ArenaLTE.com - Operator seluler nasional harus mulai bergerak ke arah rasional dalam menawarkan tarif ke pelanggan agar bisa menjaga kelangsungan usaha. Pasalnya, perhitungan tersebut harus sebanding dengan daya beli masyarakat Indonesia, meski tidak mengurangi kualitas layanan. Sehingga nanti akhirnya tidak ada lagi pelanggan yang merasa kecewa dan melakukan hal merugikan seperti kejadian yang belum lama ini berlangsung, defacing situs Telkomsel karena mahalnya tarif.
“Industri seluler ini ada anomali. Operator yang menjadi pusat ekosistem, kondisinya berdarah-darah, hanya ada satu yang stabil kinerja keuangannya. Tetapi, di sektor pendukung seperti penyediaan menara dan distributor kartu, sehat banget kondisi keuangannya. Ini kan ada yang gak bener. Salah satunya karena penetapan tarif tak dilandasi cost margin, tetapi berbasis kondisi pasar, akhirnya yang dikorbankan profit dan sustainability dari bisnis,” ungkap Sekjen Asosiasi Penyelenggara Telekomunikasi Seluruh Indonesia (ATSI) yang juga Wakil Direktur Utama Tri Indonesia M. Danny Buldansyah dalam diskusi media yang dgelar Forum Lingkar Kuningan di Jakarta, Senin (29/5).

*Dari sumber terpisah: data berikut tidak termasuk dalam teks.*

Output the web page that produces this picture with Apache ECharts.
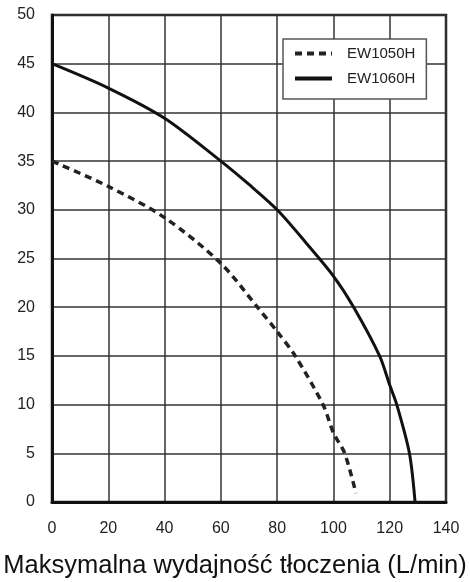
<!DOCTYPE html>
<html>
<head>
<meta charset="utf-8">
<script src="https://cdn.jsdelivr.net/npm/echarts@6/dist/echarts.min.js"></script>
<style>
  html, body { margin: 0; padding: 0; background: #fff; }
  #chart { width: 470px; height: 582px; }
</style>
</head>
<body>
<div id="chart"></div>
<script type="text/javascript">
  // przepływ (L/min) i wysokość podnoszenia
  var ew1050Flow = [0, 20, 40, 60, 73, 80, 86.4, 96.3, 100, 104, 108];
  var ew1050Head = [35, 32.4, 29.2, 24.5, 20, 17.5, 15, 10, 7.1, 5, 0.9];
  var ew1060Flow = [0, 20, 40, 60, 70, 80, 90, 100, 107.2, 116.4, 120, 122.5, 127, 129];
  var ew1060Head = [45, 42.5, 39.4, 35, 32.6, 30, 26.7, 23.2, 20, 15, 12, 10, 5, 0];
  var seriesNames = ['EW1050H', 'EW1060H'];
  var xName = 'Maksymalna wydajność tłoczenia (L/min)';

  function pairs(xs, ys) {
    var out = [];
    for (var i = 0; i < xs.length; i++) out.push([xs[i], ys[i]]);
    return out;
  }

  var font = 'Liberation Sans, Arial, sans-serif';
  var myChart = echarts.init(document.getElementById('chart'));
  var option = {
    animation: false,
    backgroundColor: '#fff',
    title: {
      text: xName,
      left: 'center', top: 553, padding: 0,
      textStyle: { fontFamily: font, fontSize: 25.5, fontWeight: 'normal', color: '#111' }
    },
    grid: {
      left: 52, right: 24, top: 15, bottom: 80,
      outerBoundsMode: 'none',
      show: true, borderColor: '#222', borderWidth: 2.5
    },
    legend: {
      data: seriesNames,
      orient: 'vertical',
      left: 283, top: 39,
      itemWidth: 37, itemHeight: 14, itemGap: 10,
      padding: [7, 11, 13, 10],
      backgroundColor: '#fff',
      borderColor: '#555', borderWidth: 1.5,
      itemStyle: { opacity: 0 },
      lineStyle: { width: 4 },
      textStyle: { fontFamily: font, fontSize: 15, color: '#222', padding: [0, 0, 0, 10] }
    },
    xAxis: {
      type: 'value', min: 0, max: 140, interval: 20,
      axisLine: { show: true, onZero: false, lineStyle: { color: '#111', width: 3 } },
      axisTick: { show: false },
      axisLabel: { margin: 19, fontFamily: font, fontSize: 16, color: '#222' },
      splitLine: { show: true, lineStyle: { color: '#333', width: 1.5 } }
    },
    yAxis: {
      type: 'value', min: 0, max: 50, interval: 5,
      axisLine: { show: true, lineStyle: { color: '#111', width: 3 } },
      axisTick: { show: false },
      axisLabel: { margin: 17, fontFamily: font, fontSize: 16, color: '#222' },
      splitLine: { show: true, lineStyle: { color: '#333', width: 1.5 } }
    },
    series: [
      {
        name: seriesNames[0],
        type: 'line',
        smooth: 0.3,
        symbol: 'none',
        data: pairs(ew1050Flow, ew1050Head),
        itemStyle: { color: '#222' },
        lineStyle: { color: '#222', width: 3.5, type: [7, 5] }
      },
      {
        name: seriesNames[1],
        type: 'line',
        smooth: 0.3,
        symbol: 'none',
        data: pairs(ew1060Flow, ew1060Head),
        itemStyle: { color: '#111' },
        lineStyle: { color: '#111', width: 3 }
      }
    ]
  };
  myChart.setOption(option);
</script>
</body>
</html>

Menurutnya, jika operator bisa menjaga net profit sebesar 10% dari pendapatan usaha (Top Line) itu sudah hal yang bagus. “Harga itu relative terhadap income. Masalahnya banyak operator melakukan kesalahan dengan cenderung memberikan gratis ke pelanggan tanpa edukasi. Konskuensinya, ketika mencoba menyehatkan tarif itu menjadi berat, karena ada pemain lain melakukan hal sama (memberikan gratis),” tukasnya.
Direktur Service Management XL Axiata Yessie D Yosetya selama ini XL sudah menawarkan tariff sesuai dengan profil yang ditargetkan. “XL mengemas produk sesuai dengan karakteristik pengguna. Tentunya semua komponen cost sudah diperhitungkan, termasuk memperhitungkan profitabilitas produk,” tukasnya. Diakuinya, penawaran tarif promosi adalah ongkos belajar yang dilakukan XL selama ini. “Tapi kami sudah mulai pangkas itu bonus kuota. Kita juga sudah lakukan efisiensi agar profitabilitas bisa lebih terjaga,” katanya.
Analis dari Binaartha Securities Reza Priyambada melihat kompetitifnya tariff yang ditawarkan operator tak bisa dilepaskan dari mekanisme pasar. “Ada permintaan tarifnya murah tetapi pelayanannya lebih. Kalau dilihat EBITDA dari emiten operator itu di kisaran 40%-60%, artinya ada pendapatan yang terpangkas operasional sebesar itu. EBITDA ini kan menunjukkan kesehatan keuangan dari perusahaan,” ulasnya.
Investigator Utama Komisi Pengawas Persaingan Usaha (KPPU) Daniel Agustino mengatakan, jika ingin meihat rasional atau tidaknya tariff yang ditawarkan operator harus mensurvei langsung konsumen di pasar bersangkutan. “Harus ilihat jika konsumen ada permintaan terus, dan harga turun, berarti harga yang sebelumnya ditawarkan itu bisa jadi kemahalan. Nah, kita harus bisa lihat sampai di titik mana itu bertahan harga turun terus,” katanya.
Sedangkan Anggota Komisi Badan Regulasi Telekomunikasi Indonesia (BRTI) I Ketut Prihadi Kresna mengatakan operator sudah maksimal melakukan efisiensi untuk bisa memberikan tariff kompetitif bagi pealnggan. “Pertanyaanya kan sekarang masih mau tariff turun? Kalau begitu salah satu solusi berbagi jaringan aktif (network sharing). Itu bisa menghemat biaya jaringan dan mengurangi komponen tariff,” katanya.
Pada kesempatan sama, Direktur Indonesia ICT Institute Heru Sutadi menilai sewajarnya margin yang diambil operator di kisaran 35%-50%. “Formulasi tariff yang dibuat regulator itu untuk memberi keleluasaan bagi operator dalam berkompetisi, sekaligus juga mencegah operator menerapkan tariff yang terlalu rendah. Artinya sudah diberikan keleluasaan, jangan terlalu besarlah ambil untungnya,” pungkasnya.